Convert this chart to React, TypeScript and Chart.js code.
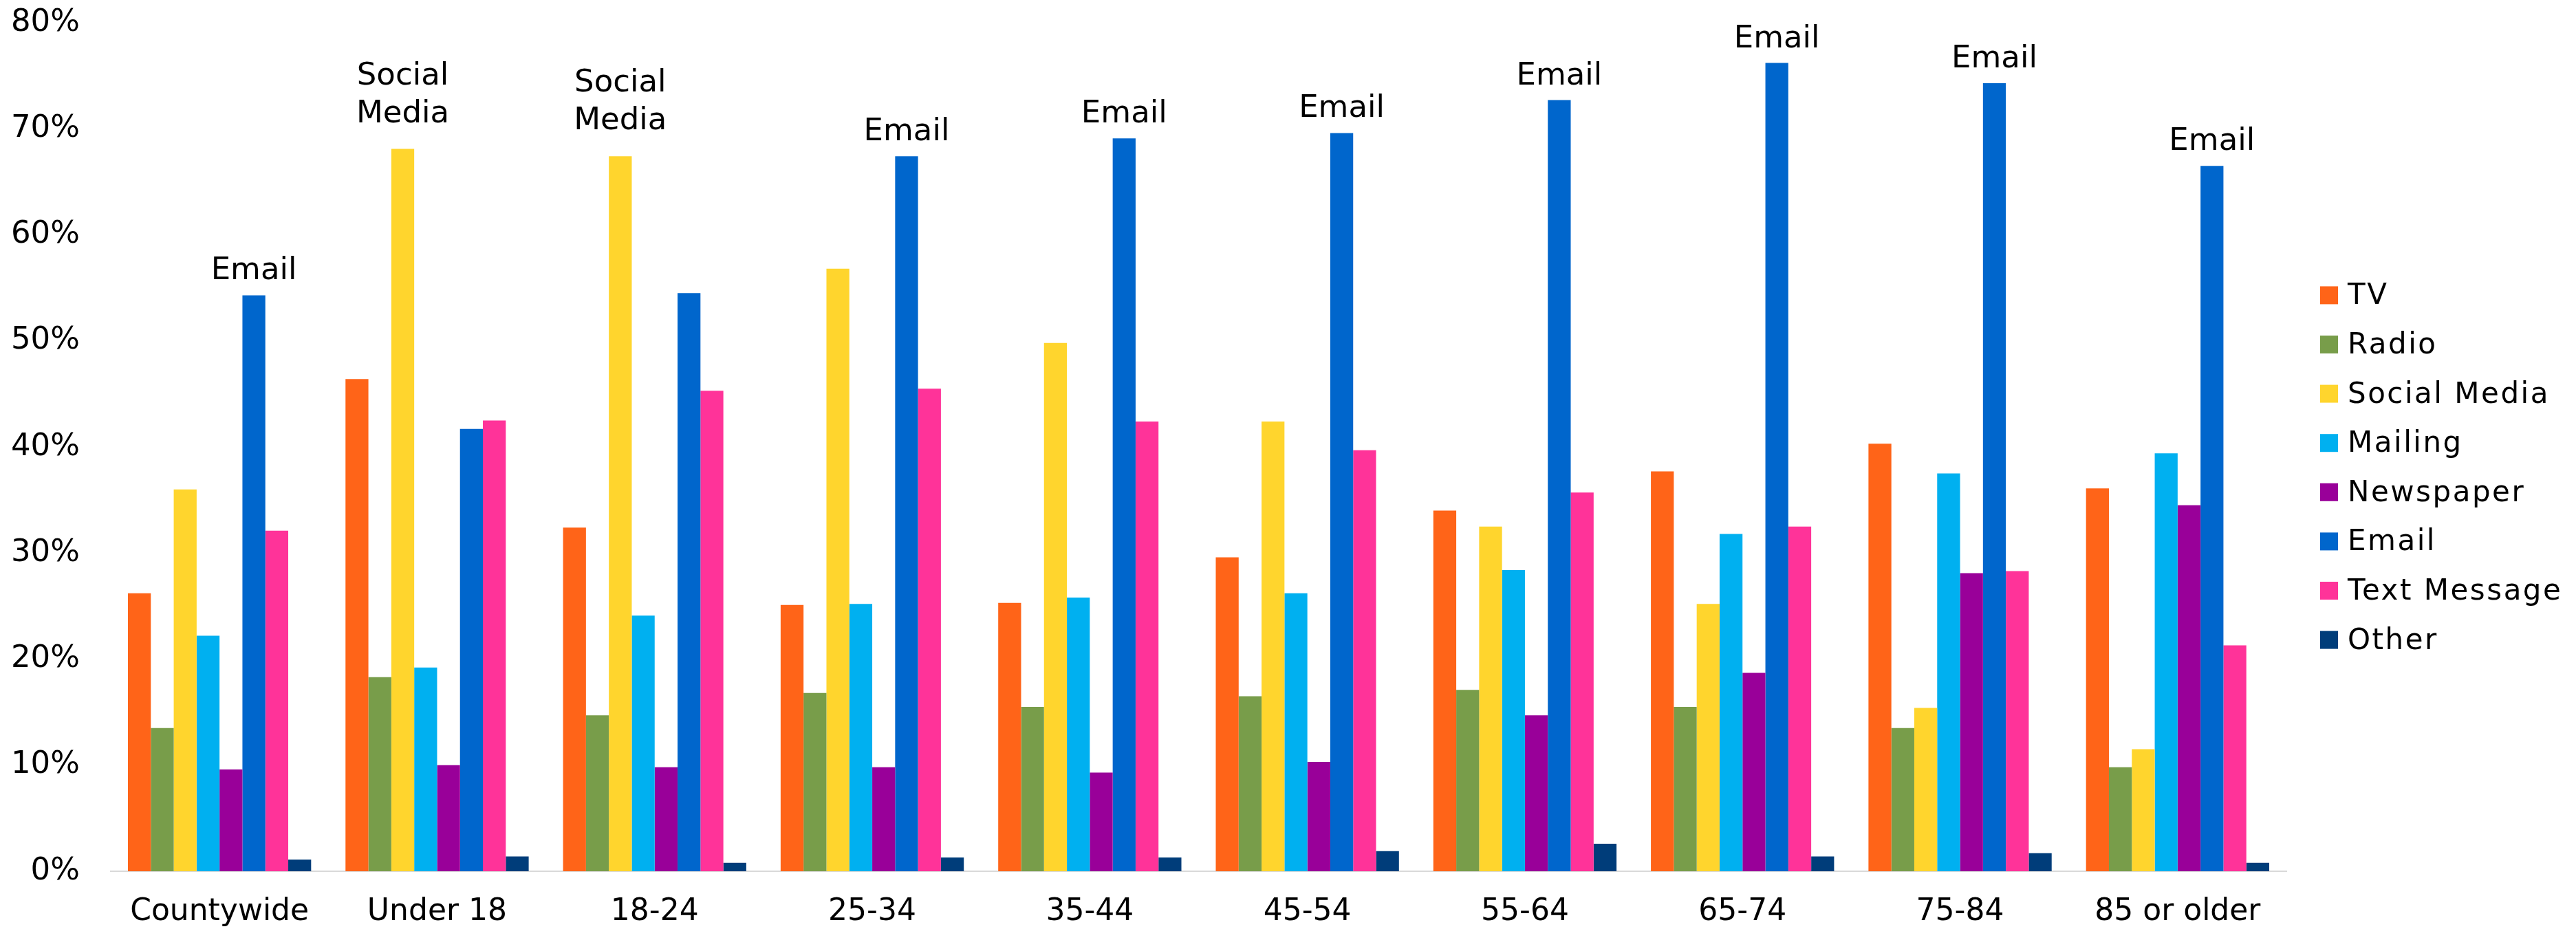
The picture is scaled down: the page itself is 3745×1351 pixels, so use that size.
import React, { useEffect, useRef } from 'react';
import { Chart, registerables } from 'chart.js';

Chart.register(...registerables);

const FONT = 'DejaVu Sans';

const categories = ['Countywide', 'Under 18', '18-24', '25-34', '35-44', '45-54', '55-64', '65-74', '75-84', '85 or older'];
const seriesNames = ['TV', 'Radio', 'Social Media', 'Mailing', 'Newspaper', 'Email', 'Text Message', 'Other'];
const seriesColors = ['#FF6418', '#789D4A', '#FFD52D', '#00B0F0', '#990099', '#0066CC', '#FF3399', '#003D7A'];

const tv = [26.2, 46.4, 32.4, 25.1, 25.3, 29.6, 34.0, 37.7, 40.3, 36.1];
const radio = [13.5, 18.3, 14.7, 16.8, 15.5, 16.5, 17.1, 15.5, 13.5, 9.8];
const socialMedia = [36.0, 68.1, 67.4, 56.8, 49.8, 42.4, 32.5, 25.2, 15.4, 11.5];
const mailing = [22.2, 19.2, 24.1, 25.2, 25.8, 26.2, 28.4, 31.8, 37.5, 39.4];
const newspaper = [9.6, 10.0, 9.8, 9.8, 9.3, 10.3, 14.7, 18.7, 28.1, 34.5];
const email = [54.3, 41.7, 54.5, 67.4, 69.1, 69.6, 72.7, 76.2, 74.3, 66.5];
const textMessage = [32.1, 42.5, 45.3, 45.5, 42.4, 39.7, 35.7, 32.5, 28.3, 21.3];
const other = [1.1, 1.4, 0.8, 1.3, 1.3, 1.9, 2.6, 1.4, 1.7, 0.8];

const seriesValues = [tv, radio, socialMedia, mailing, newspaper, email, textMessage, other];

const yMin = 0;
const yMax = 80;
const yStep = 10;

const topLabelPlugin = {
  id: 'topLabels',
  afterDatasetsDraw(chart: any) {
    const ctx = chart.ctx;
    const datasets = chart.data.datasets;
    ctx.save();
    ctx.font = `45px "${FONT}"`;
    ctx.fillStyle = '#000000';
    ctx.textAlign = 'center';
    ctx.textBaseline = 'alphabetic';
    chart.data.labels.forEach((_: any, i: number) => {
      let best = 0;
      datasets.forEach((ds: any, d: number) => {
        if (ds.data[i] > datasets[best].data[i]) best = d;
      });
      const bar = chart.getDatasetMeta(best).data[i];
      const lines = String(datasets[best].label).split(' ');
      const lh = 55;
      const bottom = bar.y - 23 - (lines.length - 1) * 16;
      lines.forEach((ln: string, k: number) => {
        ctx.fillText(ln, bar.x, bottom - (lines.length - 1 - k) * lh);
      });
    });
    ctx.restore();
  },
};

const sideLegendPlugin = {
  id: 'sideLegend',
  afterDraw(chart: any) {
    const ctx = chart.ctx;
    const area = chart.chartArea;
    const x0 = area.right + 49;
    const midY = (area.top + area.bottom) / 2 + 30;
    const step = 71.6;
    const box = 26;
    const n = chart.data.datasets.length;
    ctx.save();
    ctx.font = `42px "${FONT}"`;
    ctx.textAlign = 'left';
    ctx.textBaseline = 'alphabetic';
    try {
      (ctx as any).letterSpacing = '2.5px';
    } catch (e) {
      /* ignore */
    }
    chart.data.datasets.forEach((ds: any, i: number) => {
      const cy = midY + (i - (n - 1) / 2) * step;
      const baseY = cy + box / 2;
      ctx.fillStyle = ds.backgroundColor;
      ctx.fillRect(x0, baseY - box, box, box);
      ctx.fillStyle = '#000000';
      ctx.fillText(ds.label, x0 + 40, baseY);
    });
    ctx.restore();
  },
};

export default function App() {
  const canvasRef = useRef<HTMLCanvasElement | null>(null);

  useEffect(() => {
    const canvas = canvasRef.current;
    if (!canvas) return;
    const chart = new Chart(canvas, {
      type: 'bar',
      data: {
        labels: categories,
        datasets: seriesNames.map((name, i) => ({
          label: name,
          data: seriesValues[i],
          backgroundColor: seriesColors[i],
          borderWidth: 0,
          categoryPercentage: 0.842,
          barPercentage: 1.0,
        })),
      },
      options: {
        animation: false,
        responsive: false,
        maintainAspectRatio: false,
        layout: { padding: { top: 33, right: 421, bottom: 0, left: 0 } },
        plugins: {
          legend: { display: false },
          tooltip: { enabled: false },
          title: { display: false },
        },
        scales: {
          x: {
            grid: { display: false, drawTicks: false },
            border: { display: true, color: '#D9D9D9', width: 2 },
            ticks: {
              color: '#000000',
              font: { family: FONT, size: 44 },
              padding: 33,
              maxRotation: 0,
              autoSkip: false,
            },
            afterFit: (scale: any) => {
              scale.height = 84;
              scale.paddingLeft = 0;
              scale.paddingRight = 0;
            },
          },
          y: {
            min: yMin,
            max: yMax,
            grid: { display: false, drawTicks: false },
            border: { display: false },
            ticks: {
              stepSize: yStep,
              color: '#000000',
              font: { family: FONT, size: 45 },
              padding: 45,
              callback: (v: any) => `${v}%`,
            },
            afterFit: (scale: any) => {
              scale.width = 161;
              scale.paddingTop = 0;
              scale.paddingBottom = 0;
            },
          },
        },
      },
      plugins: [topLabelPlugin, sideLegendPlugin],
    });
    return () => chart.destroy();
  }, []);

  return (
    <canvas
      ref={canvasRef}
      width={3745}
      height={1351}
      style={{ position: 'absolute', left: 0, top: 0, width: '3745px', height: '1351px', display: 'block' }}
    />
  );
}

○ ○ ○ ○ ○ ○ ○

__AIM OF THE EXERCISE__.
Extract the lines from the line with "The picture is" through the line with "const FONT = 'DejaVu Sans';". Keep both of those lines, copy everything exactly, and add nothing.

__OUTPUT FOR THIS TASK__.
The picture is scaled down: the page itself is 3745×1351 pixels, so use that size.
import React, { useEffect, useRef } from 'react';
import { Chart, registerables } from 'chart.js';

Chart.register(...registerables);

const FONT = 'DejaVu Sans';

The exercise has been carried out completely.